Beverly Hills to Receive $1 Million in Opioid Settlement

As a part of a settlement with a major opioid manufacturer and three distributors, Beverly Hills will receive more than $1 million to fund education and programs to combat the opioid epidemic, the city estimates. The settlement comes as overdose deaths reach record highs during the COVID-19 pandemic.

“We are pleased to resolve this case and take a proactive role in ending the devastating epidemic of opioid addiction and abuse,” said Mayor Robert Wunderlich in a statement.

The settlement was reached in July, resolving over 3,000 lawsuits on behalf of cities and counties impacted by the opioid epidemic. The defendants in the suits were three pharmaceutical distributors, McKesson, Cardinal Health and AmerisourceBergen, and pharmaceutical manufacturer Janssen Pharmaceuticals, Inc., along with its parent company Johnson & Johnson. The total amount of the settlement, as described in court documents, is $26 billion paid out over 18 years.

The settlement covers allegations that distributors had inadequate controls and oversight in supplying billions of addictive pain pills that fueled the overdose deaths of hundreds of thousands of Americans. In the case of Johnson & Johnson, the suits accused the company of downplaying and misleading doctors and consumers over the addictive properties of the drugs. The companies have all denied wrongdoing as a part of the settlement.

While news of the opioid crisis took a back seat to the COVID-19 pandemic, the stressors of the new public health crisis appear to have exacerbated the old one. Drug overdose deaths in the U.S. topped 100,000 during the 12-month period ending in April 2021, according to provisional data from the National Center for Health Statistics, an increase of nearly 29% from the year before.

The settlement does not signal an end to the legal troubles of drug manufacturers and distributors, who face more than 4,000 lawsuits by local and state governments, according to Bloomberg News. Washington State, which rejected the terms of the settlement agreement and its $527 million-share, began a jury trial against the defendants in November. A resulting judgement could total more than $95 billion, the companies named in the suit have said.

Other states that have declined to participate in the settlement include Alabama, Nevada, New Mexico, Oklahoma and West Virginia.

The settlement also does not resolve additional claims against the major opioid manufacturer Teva and pharmacies like CVS, Walgreens, and Walmart.

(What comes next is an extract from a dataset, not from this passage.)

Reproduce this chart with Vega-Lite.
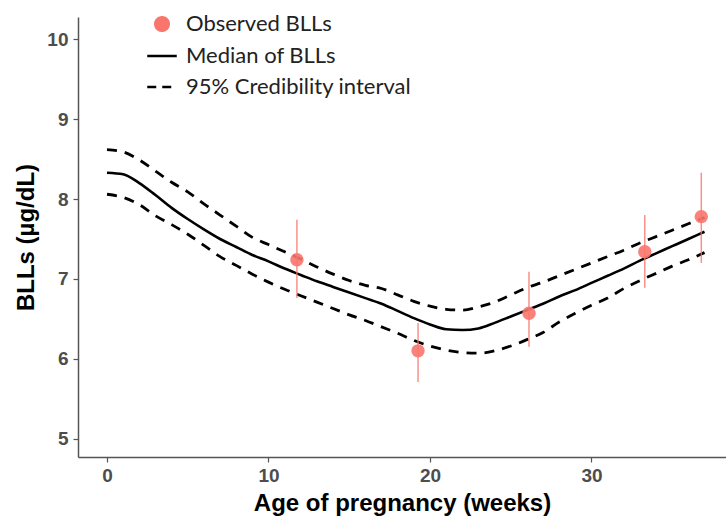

Also conspicuously absent is the maker of OxyContin Purdue Pharma, which sought bankruptcy protection from thousands of lawsuits in 2019. In 2020, Purdue agreed to plead guilty to federal criminal charges for its marketing of the highly addictive painkiller. While the settlement agreement negotiated with the Department of Justice totaled $8.3 billion, bankruptcy shielded the company from paying the full amount.

That settlement was thrown into disarray on Dec. 16 when a federal judge ruled that the settlement could not release members of the Sackler family, who own Purdue, from civil liability in opioid crisis-related cases.

The city has not yet determined the ways in which it will utilize the money, but it provided a number of possibilities allowed under the settlement agreement. The funds, estimated at up to $1,011,465 over 18 years, must go toward “opioid remediation,” or programs and spending that “address the misuse and abuse of opioid products; treat or mitigate opioid use or related disorders; or mitigate other alleged effects of the opioid abuse crisis.”